:: Information shown ::

---------------

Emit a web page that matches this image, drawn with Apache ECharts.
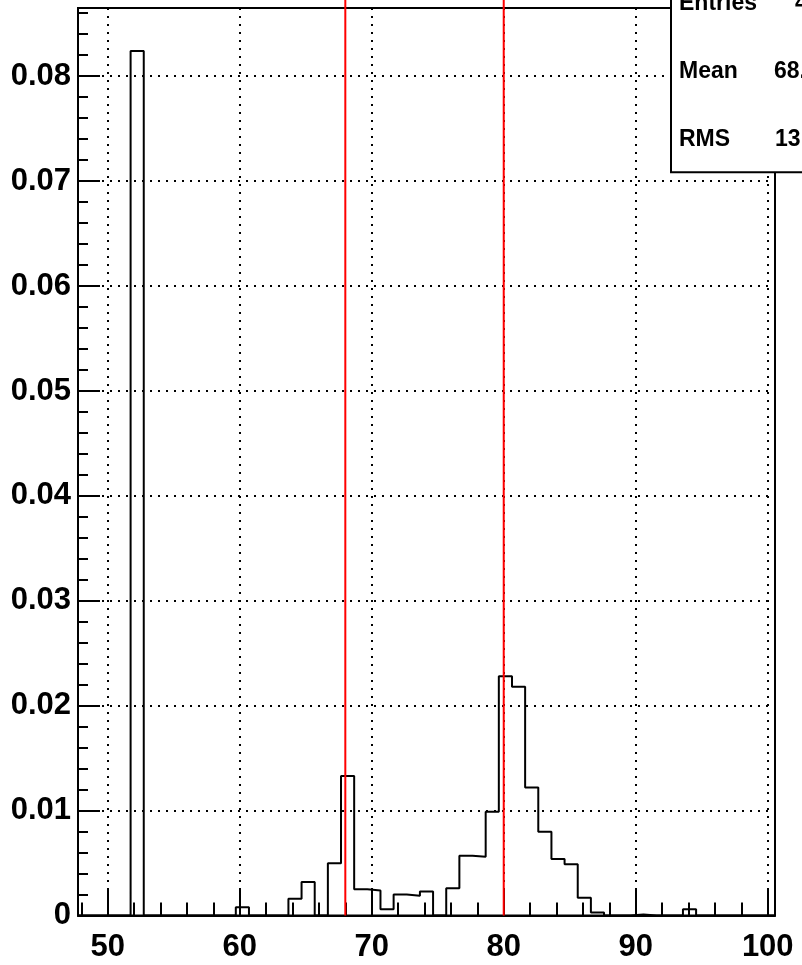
<!DOCTYPE html>
<html><head><meta charset="utf-8">
<script src="https://cdn.jsdelivr.net/npm/echarts@6/dist/echarts.min.js"></script>
<style>html,body{margin:0;padding:0;background:#fff}#c{width:802px;height:965px}</style>
</head><body><div id="c"></div>
<script>
// Histogram definition (53 bins)
const HIST_MIN = 47.75;
const HIST_MAX = 100.55;
const binValues = [
  0, 0, 0, 0, 0.0824, 0, 0, 0, 0, 0,
  0, 0, 0.0008, 0, 0, 0, 0.0016, 0.0032, 0, 0.0050,
  0.0133, 0.0025, 0.0024, 0.0006, 0.0020, 0.0019, 0.0023, 0, 0.0026, 0.0057,
  0.0056, 0.0099, 0.0228, 0.0218, 0.0122, 0.0080, 0.0054, 0.0049, 0.0017, 0.0003,
  0, 0, 0.0001, 0, 0, 0, 0.0006, 0, 0, 0,
  0, 0, 0
];
const markerLines = [68, 80];
const Y_MAX = 0.0865;
const statsLabels = ['Entries', 'Mean', 'RMS'];
const statsValues = ['4', '68.3', '13.4'];

const nBins = binValues.length;
const binW = (HIST_MAX - HIST_MIN) / nBins;
const histData = binValues.map((v, k) => [HIST_MIN + k * binW, v]);
histData.push([HIST_MAX, 0]);

const FONT = '"Liberation Sans", Arial, sans-serif';
const dotted = { color: '#000', width: 2, type: [2, 6] };

const chart = echarts.init(document.getElementById('c'), null, { renderer: 'canvas' });

const series = [{
  type: 'line', step: 'end', data: histData, symbol: 'none',
  lineStyle: { color: '#000', width: 2 }, silent: true, z: 3
}];
markerLines.forEach(x => series.push({
  type: 'line', data: [[x, 0], [x, 0.095]], symbol: 'none', clip: false,
  lineStyle: { color: '#ff0000', width: 2 }, silent: true, z: 4
}));

const statsGraphics = [{
  type: 'rect', z: 100,
  shape: { x: 671, y: -5, width: 200, height: 177.3 },
  style: { fill: '#fff', stroke: '#000', lineWidth: 2 }
}];
const rowY = [3.3, 71.7, 140];
const valX = [795, 774, 775];
statsLabels.forEach((t, i) => {
  statsGraphics.push({ type: 'text', z: 101, style: { text: t, x: 679, y: rowY[i], font: 'bold 23px ' + FONT, fill: '#000', verticalAlign: 'middle' } });
  statsGraphics.push({ type: 'text', z: 101, style: { text: statsValues[i], x: valX[i], y: rowY[i], font: 'bold 23px ' + FONT, fill: '#000', verticalAlign: 'middle' } });
});

chart.setOption({
  animation: false,
  backgroundColor: '#fff',
  grid: { left: 78, right: 27, top: 8, bottom: 49.4, show: true, borderColor: '#000', borderWidth: 2, backgroundColor: 'transparent' },
  xAxis: {
    type: 'value', min: HIST_MIN, max: HIST_MAX, splitNumber: 5,
    axisLine: { show: true, onZero: false, lineStyle: { color: '#000', width: 2 } },
    axisTick: { show: true, inside: true, length: 26, lineStyle: { color: '#000', width: 2 } },
    minorTick: { show: true, splitNumber: 5, length: 13, lineStyle: { color: '#000', width: 2 } },
    splitLine: { show: true, lineStyle: dotted },
    axisLabel: { showMinLabel: false, showMaxLabel: false, margin: 16, color: '#000', fontSize: 31, fontWeight: 'bold', fontFamily: FONT }
  },
  yAxis: {
    type: 'value', min: 0, max: Y_MAX, interval: 0.01,
    axisLine: { show: true, lineStyle: { color: '#000', width: 2 } },
    axisTick: { show: true, inside: true, length: 22, lineStyle: { color: '#000', width: 2 } },
    minorTick: { show: true, splitNumber: 5, length: 10, lineStyle: { color: '#000', width: 2 } },
    splitLine: { show: true, lineStyle: dotted },
    axisLabel: { showMaxLabel: false, margin: 7, color: '#000', fontSize: 31, fontWeight: 'bold', fontFamily: FONT,
      padding: [4, 0, 0, 0],
      formatter: v => v === 0 ? '0' : v.toFixed(2) }
  },
  series: series,
  graphic: statsGraphics
});
</script>
</body></html>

---------------

Repeat the lines exactly as they stand, from the opening line of the data through the line with "histData.push([HIST_MAX, 0]);". Pictures stay out of the copy.

Emit a web page that matches this image, drawn with Apache ECharts.
<!DOCTYPE html>
<html><head><meta charset="utf-8">
<script src="https://cdn.jsdelivr.net/npm/echarts@6/dist/echarts.min.js"></script>
<style>html,body{margin:0;padding:0;background:#fff}#c{width:802px;height:965px}</style>
</head><body><div id="c"></div>
<script>
// Histogram definition (53 bins)
const HIST_MIN = 47.75;
const HIST_MAX = 100.55;
const binValues = [
  0, 0, 0, 0, 0.0824, 0, 0, 0, 0, 0,
  0, 0, 0.0008, 0, 0, 0, 0.0016, 0.0032, 0, 0.0050,
  0.0133, 0.0025, 0.0024, 0.0006, 0.0020, 0.0019, 0.0023, 0, 0.0026, 0.0057,
  0.0056, 0.0099, 0.0228, 0.0218, 0.0122, 0.0080, 0.0054, 0.0049, 0.0017, 0.0003,
  0, 0, 0.0001, 0, 0, 0, 0.0006, 0, 0, 0,
  0, 0, 0
];
const markerLines = [68, 80];
const Y_MAX = 0.0865;
const statsLabels = ['Entries', 'Mean', 'RMS'];
const statsValues = ['4', '68.3', '13.4'];

const nBins = binValues.length;
const binW = (HIST_MAX - HIST_MIN) / nBins;
const histData = binValues.map((v, k) => [HIST_MIN + k * binW, v]);
histData.push([HIST_MAX, 0]);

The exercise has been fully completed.